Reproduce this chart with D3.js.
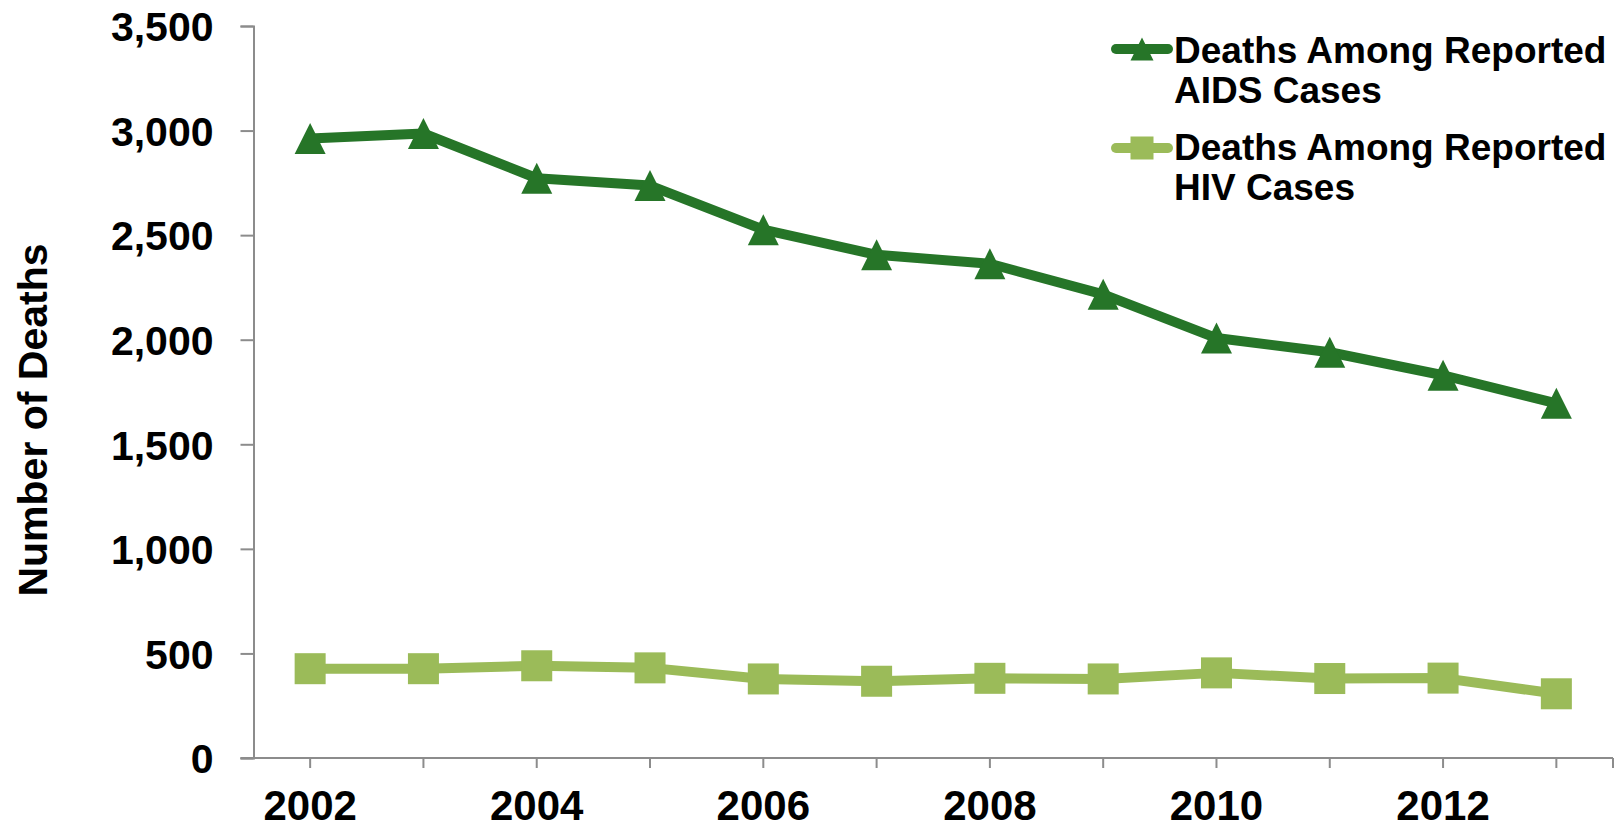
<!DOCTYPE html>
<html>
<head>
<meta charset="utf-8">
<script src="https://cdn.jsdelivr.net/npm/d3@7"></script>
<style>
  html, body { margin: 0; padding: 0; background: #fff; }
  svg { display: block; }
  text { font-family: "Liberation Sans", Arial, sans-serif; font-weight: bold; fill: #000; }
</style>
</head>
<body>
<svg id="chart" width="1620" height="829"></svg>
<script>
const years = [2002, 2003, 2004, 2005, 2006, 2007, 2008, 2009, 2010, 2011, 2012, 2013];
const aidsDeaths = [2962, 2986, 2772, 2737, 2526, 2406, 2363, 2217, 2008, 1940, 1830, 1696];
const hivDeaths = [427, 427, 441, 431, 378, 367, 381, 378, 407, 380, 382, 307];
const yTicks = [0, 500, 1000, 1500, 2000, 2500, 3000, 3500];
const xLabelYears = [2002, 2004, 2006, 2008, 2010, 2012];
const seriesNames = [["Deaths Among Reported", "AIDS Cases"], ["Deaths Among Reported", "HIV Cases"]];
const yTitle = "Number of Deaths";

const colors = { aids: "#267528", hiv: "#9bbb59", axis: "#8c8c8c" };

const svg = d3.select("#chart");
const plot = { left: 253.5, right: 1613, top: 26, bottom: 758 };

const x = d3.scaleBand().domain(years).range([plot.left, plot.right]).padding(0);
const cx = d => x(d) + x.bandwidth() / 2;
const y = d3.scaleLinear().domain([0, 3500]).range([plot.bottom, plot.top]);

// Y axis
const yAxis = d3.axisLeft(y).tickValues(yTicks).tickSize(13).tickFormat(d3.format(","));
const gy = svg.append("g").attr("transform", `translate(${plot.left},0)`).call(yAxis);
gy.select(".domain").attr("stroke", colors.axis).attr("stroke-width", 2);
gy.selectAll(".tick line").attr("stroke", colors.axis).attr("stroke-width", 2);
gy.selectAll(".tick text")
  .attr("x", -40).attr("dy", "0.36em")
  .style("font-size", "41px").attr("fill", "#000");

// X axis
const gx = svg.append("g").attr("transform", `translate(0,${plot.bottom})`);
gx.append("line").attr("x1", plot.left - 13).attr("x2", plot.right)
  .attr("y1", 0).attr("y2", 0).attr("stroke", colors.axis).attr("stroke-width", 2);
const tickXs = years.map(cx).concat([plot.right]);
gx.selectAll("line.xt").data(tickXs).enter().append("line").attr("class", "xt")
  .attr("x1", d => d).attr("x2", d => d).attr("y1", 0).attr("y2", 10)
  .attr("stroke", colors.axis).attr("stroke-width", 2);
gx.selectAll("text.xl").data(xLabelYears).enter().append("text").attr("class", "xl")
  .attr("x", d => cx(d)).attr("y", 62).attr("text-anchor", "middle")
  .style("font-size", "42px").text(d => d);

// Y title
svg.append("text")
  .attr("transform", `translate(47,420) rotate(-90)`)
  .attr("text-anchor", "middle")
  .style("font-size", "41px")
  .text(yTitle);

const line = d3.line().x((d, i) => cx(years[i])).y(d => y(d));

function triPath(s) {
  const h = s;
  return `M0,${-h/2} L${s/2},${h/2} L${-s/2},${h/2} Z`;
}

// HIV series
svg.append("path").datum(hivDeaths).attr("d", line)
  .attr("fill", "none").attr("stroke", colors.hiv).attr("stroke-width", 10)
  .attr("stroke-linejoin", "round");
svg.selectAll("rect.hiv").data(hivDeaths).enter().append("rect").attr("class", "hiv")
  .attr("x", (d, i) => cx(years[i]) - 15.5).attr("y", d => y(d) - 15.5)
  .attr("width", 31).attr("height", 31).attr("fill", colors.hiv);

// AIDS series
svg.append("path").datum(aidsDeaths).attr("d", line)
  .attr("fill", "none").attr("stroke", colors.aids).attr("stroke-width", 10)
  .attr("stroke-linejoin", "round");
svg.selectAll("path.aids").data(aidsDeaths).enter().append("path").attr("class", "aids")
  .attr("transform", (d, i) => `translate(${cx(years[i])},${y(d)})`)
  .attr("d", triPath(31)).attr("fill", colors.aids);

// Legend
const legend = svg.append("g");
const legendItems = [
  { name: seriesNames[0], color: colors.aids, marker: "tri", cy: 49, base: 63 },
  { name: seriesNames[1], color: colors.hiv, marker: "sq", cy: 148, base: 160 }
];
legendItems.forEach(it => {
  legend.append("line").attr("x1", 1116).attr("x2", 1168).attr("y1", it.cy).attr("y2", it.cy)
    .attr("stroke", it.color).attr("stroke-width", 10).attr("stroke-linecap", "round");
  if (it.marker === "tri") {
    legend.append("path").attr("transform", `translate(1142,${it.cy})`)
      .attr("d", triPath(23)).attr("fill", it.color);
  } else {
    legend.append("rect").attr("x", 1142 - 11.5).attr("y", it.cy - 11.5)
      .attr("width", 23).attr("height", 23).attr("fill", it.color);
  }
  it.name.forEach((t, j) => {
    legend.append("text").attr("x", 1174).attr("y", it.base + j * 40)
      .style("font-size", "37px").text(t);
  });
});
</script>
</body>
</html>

§ §

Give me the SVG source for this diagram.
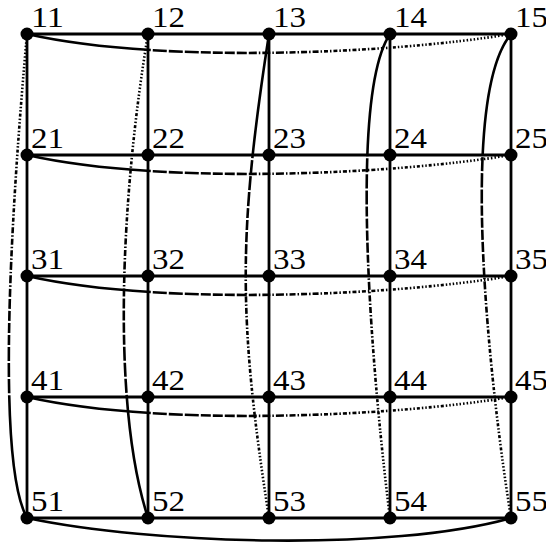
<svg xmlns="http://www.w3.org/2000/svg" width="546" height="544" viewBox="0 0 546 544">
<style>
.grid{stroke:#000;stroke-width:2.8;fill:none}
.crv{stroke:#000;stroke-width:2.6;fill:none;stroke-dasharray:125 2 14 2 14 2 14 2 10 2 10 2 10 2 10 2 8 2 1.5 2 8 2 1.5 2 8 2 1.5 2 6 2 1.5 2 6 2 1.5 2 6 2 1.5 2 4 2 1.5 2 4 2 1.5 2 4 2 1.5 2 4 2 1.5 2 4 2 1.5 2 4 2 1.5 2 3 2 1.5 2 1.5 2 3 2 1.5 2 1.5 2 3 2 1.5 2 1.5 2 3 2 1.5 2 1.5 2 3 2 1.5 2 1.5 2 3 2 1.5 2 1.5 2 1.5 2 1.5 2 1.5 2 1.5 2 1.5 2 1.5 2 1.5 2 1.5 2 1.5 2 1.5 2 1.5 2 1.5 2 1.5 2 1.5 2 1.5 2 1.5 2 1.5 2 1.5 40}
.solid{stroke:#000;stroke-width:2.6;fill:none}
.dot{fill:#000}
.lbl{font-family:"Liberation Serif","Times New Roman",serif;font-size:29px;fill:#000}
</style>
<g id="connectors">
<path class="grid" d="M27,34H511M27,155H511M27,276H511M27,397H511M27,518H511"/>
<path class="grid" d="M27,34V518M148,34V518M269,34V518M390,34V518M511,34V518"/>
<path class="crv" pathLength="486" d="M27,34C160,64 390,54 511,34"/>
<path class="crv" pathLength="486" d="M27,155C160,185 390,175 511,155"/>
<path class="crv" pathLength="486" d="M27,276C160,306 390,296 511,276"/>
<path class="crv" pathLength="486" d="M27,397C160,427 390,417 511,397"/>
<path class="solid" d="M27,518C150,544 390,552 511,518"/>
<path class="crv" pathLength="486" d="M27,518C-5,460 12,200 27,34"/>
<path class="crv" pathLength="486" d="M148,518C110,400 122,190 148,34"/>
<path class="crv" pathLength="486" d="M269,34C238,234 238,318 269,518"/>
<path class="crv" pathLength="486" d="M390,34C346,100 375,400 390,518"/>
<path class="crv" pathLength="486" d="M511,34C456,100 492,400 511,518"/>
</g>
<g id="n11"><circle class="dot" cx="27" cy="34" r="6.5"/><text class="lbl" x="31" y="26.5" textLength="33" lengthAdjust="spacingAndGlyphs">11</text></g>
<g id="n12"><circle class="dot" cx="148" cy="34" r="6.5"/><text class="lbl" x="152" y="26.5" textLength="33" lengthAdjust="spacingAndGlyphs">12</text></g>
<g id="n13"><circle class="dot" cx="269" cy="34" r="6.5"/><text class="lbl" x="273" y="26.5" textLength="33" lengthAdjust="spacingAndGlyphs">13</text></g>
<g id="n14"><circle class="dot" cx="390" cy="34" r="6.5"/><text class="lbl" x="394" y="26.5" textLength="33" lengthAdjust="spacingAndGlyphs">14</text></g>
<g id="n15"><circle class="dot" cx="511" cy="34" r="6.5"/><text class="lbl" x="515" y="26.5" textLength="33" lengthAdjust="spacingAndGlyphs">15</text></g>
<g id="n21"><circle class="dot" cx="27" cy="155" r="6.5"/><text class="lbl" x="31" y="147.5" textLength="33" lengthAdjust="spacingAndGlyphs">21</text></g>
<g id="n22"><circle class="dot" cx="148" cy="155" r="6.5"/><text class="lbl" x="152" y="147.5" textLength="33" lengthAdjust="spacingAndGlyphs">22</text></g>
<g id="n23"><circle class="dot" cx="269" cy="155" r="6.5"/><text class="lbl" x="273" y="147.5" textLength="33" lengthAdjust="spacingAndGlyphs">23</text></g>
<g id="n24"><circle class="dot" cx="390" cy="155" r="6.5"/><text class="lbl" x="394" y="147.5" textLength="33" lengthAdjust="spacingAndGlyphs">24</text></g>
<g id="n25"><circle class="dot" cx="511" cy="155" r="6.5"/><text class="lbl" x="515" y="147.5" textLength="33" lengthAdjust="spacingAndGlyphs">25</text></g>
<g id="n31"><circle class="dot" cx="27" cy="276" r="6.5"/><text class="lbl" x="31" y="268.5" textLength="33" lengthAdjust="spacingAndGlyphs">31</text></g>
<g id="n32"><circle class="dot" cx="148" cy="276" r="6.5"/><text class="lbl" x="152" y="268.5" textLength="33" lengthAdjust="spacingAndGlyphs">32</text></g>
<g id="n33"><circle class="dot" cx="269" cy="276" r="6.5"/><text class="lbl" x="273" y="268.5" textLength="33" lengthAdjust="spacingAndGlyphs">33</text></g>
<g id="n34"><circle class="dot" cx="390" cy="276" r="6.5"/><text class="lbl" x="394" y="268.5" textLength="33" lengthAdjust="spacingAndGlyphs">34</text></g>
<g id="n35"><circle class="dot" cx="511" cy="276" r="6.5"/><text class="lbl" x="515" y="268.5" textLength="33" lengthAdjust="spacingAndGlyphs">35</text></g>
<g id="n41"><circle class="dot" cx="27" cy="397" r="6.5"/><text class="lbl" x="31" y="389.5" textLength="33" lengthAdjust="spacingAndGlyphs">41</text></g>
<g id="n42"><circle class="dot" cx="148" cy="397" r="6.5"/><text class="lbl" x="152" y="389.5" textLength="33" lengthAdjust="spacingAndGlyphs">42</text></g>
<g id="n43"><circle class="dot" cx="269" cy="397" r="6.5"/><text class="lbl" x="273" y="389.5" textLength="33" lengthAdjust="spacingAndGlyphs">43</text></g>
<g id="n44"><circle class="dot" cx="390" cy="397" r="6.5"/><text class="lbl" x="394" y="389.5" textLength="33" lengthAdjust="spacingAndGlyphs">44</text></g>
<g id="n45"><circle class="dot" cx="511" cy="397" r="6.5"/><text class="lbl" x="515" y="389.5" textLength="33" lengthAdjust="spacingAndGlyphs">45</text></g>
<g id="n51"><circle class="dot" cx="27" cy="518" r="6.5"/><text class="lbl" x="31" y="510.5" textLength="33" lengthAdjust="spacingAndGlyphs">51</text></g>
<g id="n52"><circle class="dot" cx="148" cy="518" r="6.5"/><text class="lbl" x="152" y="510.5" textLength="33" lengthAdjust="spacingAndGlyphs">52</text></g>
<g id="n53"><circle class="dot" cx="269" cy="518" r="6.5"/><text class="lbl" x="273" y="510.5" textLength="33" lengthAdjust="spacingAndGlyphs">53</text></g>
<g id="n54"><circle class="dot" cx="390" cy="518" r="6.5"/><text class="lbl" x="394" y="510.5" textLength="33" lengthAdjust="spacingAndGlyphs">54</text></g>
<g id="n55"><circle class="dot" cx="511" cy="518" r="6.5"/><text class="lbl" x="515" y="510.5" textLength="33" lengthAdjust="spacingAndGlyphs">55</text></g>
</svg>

§ §

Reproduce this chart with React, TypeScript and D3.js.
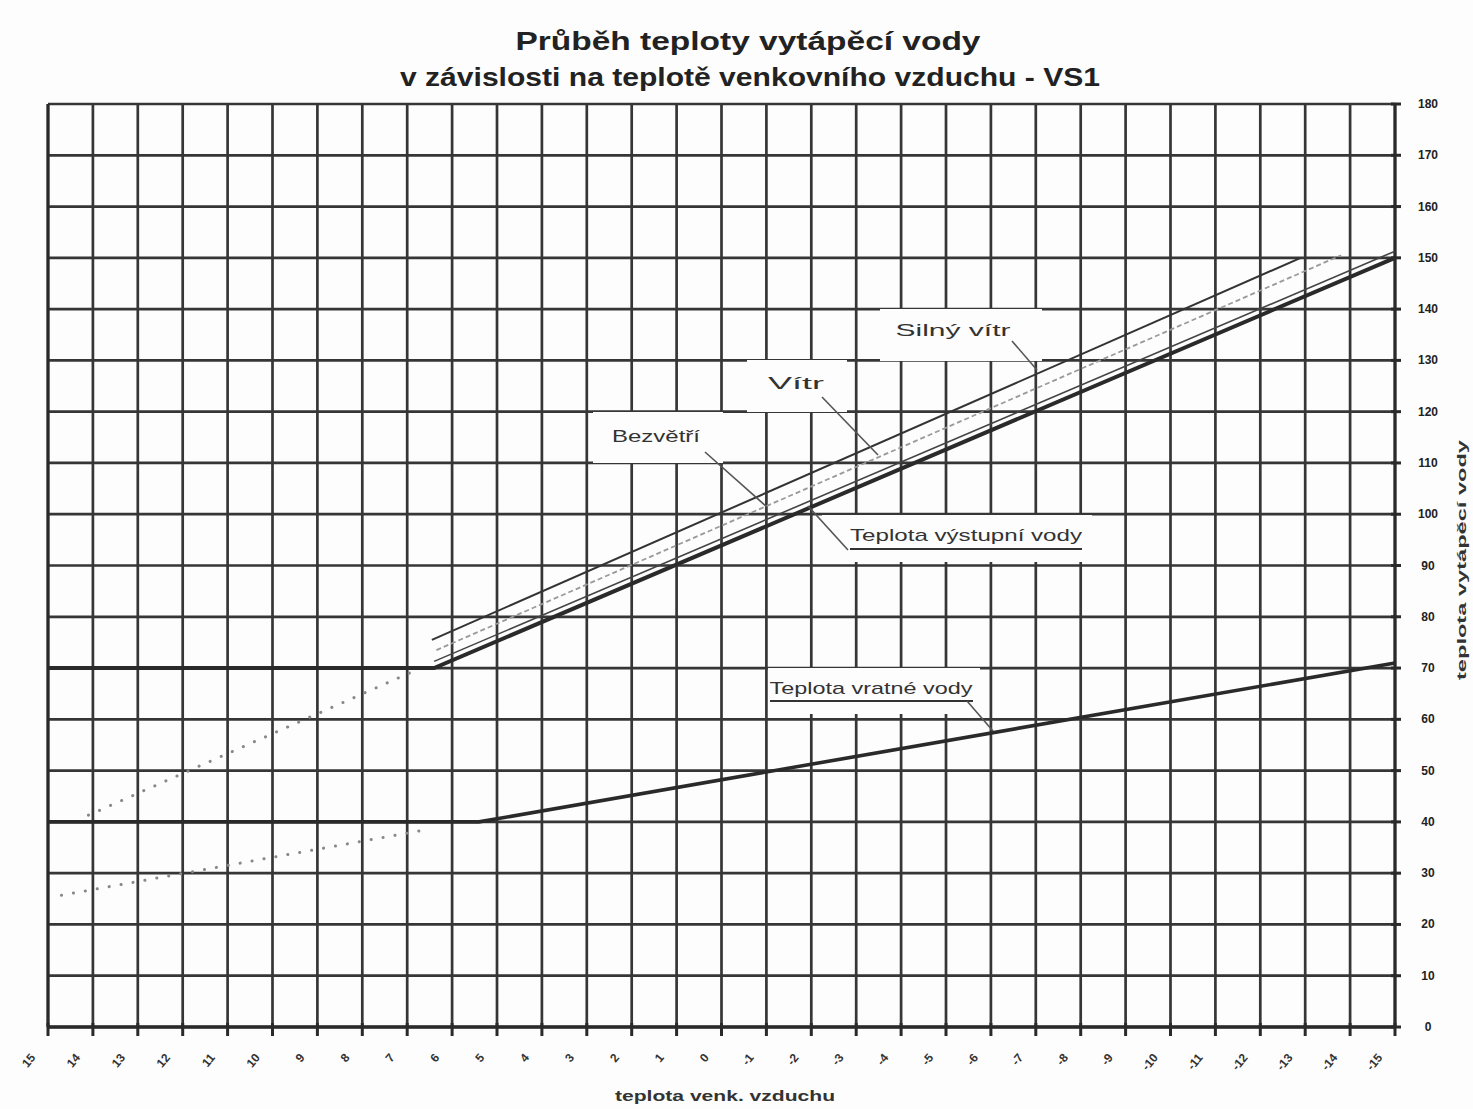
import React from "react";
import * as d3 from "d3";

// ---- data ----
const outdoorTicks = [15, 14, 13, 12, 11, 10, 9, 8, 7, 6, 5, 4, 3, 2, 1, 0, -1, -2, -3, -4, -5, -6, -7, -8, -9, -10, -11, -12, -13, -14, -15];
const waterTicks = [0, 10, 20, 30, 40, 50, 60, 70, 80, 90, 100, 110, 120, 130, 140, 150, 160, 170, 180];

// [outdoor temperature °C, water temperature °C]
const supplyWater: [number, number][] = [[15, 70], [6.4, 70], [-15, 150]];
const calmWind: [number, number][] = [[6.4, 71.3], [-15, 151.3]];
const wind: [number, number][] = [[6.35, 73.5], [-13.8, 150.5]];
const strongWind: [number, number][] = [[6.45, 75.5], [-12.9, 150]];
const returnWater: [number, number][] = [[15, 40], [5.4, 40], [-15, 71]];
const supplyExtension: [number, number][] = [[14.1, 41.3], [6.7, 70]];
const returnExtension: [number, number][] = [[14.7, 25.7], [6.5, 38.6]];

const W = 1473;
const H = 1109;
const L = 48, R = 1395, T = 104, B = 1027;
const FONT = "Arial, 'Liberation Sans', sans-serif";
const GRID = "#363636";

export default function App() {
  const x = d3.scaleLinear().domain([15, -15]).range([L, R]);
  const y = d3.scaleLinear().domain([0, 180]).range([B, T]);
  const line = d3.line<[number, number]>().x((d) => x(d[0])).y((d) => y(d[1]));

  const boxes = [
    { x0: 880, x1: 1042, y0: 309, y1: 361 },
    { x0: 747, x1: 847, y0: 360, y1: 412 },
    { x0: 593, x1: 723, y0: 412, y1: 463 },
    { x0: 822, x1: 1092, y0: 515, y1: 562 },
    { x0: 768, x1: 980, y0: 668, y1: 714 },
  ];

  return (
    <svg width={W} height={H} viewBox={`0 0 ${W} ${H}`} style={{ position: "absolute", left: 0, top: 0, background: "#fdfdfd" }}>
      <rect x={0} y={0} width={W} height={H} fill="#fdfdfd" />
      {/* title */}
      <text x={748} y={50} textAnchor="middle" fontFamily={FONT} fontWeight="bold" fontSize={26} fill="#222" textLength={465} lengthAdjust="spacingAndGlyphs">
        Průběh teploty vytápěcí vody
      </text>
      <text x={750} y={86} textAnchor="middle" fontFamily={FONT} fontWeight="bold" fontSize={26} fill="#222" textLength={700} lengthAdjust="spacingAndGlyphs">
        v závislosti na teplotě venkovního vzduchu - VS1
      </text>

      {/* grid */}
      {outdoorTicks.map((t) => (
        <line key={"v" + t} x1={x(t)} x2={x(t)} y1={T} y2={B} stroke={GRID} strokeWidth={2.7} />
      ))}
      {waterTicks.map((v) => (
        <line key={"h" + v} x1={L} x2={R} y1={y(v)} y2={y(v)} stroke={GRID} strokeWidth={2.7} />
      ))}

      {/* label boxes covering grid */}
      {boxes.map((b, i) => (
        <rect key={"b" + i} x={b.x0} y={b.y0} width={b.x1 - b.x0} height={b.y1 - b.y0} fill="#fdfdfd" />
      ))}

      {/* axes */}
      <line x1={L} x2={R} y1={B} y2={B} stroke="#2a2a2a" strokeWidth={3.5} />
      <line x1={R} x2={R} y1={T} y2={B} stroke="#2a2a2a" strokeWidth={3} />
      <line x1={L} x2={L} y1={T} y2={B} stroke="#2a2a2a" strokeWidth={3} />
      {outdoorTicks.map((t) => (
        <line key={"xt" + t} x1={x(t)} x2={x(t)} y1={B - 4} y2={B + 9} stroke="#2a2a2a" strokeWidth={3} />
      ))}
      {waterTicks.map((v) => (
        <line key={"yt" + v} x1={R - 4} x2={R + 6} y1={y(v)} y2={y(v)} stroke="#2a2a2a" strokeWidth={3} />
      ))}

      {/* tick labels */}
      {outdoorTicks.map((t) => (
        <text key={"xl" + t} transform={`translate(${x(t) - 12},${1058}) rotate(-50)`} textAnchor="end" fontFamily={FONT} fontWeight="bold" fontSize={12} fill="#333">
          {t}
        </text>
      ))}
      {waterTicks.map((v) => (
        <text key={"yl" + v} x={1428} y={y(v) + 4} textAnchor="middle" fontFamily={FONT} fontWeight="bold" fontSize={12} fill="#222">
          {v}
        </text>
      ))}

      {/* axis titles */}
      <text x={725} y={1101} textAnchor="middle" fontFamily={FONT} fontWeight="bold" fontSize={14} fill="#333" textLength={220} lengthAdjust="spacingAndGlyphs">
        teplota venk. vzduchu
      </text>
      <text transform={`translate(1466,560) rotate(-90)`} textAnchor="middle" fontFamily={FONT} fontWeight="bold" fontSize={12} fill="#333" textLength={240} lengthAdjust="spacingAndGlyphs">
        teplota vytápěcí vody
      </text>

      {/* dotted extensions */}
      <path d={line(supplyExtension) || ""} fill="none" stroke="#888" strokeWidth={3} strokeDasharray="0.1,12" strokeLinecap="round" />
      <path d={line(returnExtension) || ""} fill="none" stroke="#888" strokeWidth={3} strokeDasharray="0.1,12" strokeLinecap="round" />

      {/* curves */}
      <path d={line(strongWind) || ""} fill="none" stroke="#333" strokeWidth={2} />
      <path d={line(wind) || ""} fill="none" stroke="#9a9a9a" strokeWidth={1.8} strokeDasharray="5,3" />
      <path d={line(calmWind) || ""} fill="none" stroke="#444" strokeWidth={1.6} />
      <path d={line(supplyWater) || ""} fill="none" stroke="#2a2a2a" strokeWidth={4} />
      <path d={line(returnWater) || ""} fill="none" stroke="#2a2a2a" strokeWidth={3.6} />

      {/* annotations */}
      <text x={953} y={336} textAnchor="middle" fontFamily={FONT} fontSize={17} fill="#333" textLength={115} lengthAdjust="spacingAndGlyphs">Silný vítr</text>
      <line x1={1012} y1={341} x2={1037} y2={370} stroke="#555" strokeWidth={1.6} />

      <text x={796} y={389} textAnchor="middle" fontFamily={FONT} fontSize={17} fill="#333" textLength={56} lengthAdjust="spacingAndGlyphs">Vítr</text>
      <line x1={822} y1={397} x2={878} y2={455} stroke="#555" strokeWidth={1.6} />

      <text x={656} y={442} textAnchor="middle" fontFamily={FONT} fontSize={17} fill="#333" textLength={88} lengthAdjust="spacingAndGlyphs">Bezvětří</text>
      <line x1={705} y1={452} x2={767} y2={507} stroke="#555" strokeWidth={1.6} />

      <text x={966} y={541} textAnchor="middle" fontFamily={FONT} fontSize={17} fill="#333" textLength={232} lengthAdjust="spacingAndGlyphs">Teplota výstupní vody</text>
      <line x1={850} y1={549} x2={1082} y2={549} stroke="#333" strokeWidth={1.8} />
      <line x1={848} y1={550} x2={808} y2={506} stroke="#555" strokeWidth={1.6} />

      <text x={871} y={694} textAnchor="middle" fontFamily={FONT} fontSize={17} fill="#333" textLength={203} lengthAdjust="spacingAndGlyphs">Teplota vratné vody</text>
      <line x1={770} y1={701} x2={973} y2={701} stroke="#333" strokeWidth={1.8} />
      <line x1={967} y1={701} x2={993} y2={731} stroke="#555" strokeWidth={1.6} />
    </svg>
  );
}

§ §

Look above for the line containing "Reproduce this chart with React, TypeScript", then write out every line from there down to the line containing "160, 170, 180];", that line included, with no pictures.

Reproduce this chart with React, TypeScript and D3.js.
import React from "react";
import * as d3 from "d3";

// ---- data ----
const outdoorTicks = [15, 14, 13, 12, 11, 10, 9, 8, 7, 6, 5, 4, 3, 2, 1, 0, -1, -2, -3, -4, -5, -6, -7, -8, -9, -10, -11, -12, -13, -14, -15];
const waterTicks = [0, 10, 20, 30, 40, 50, 60, 70, 80, 90, 100, 110, 120, 130, 140, 150, 160, 170, 180];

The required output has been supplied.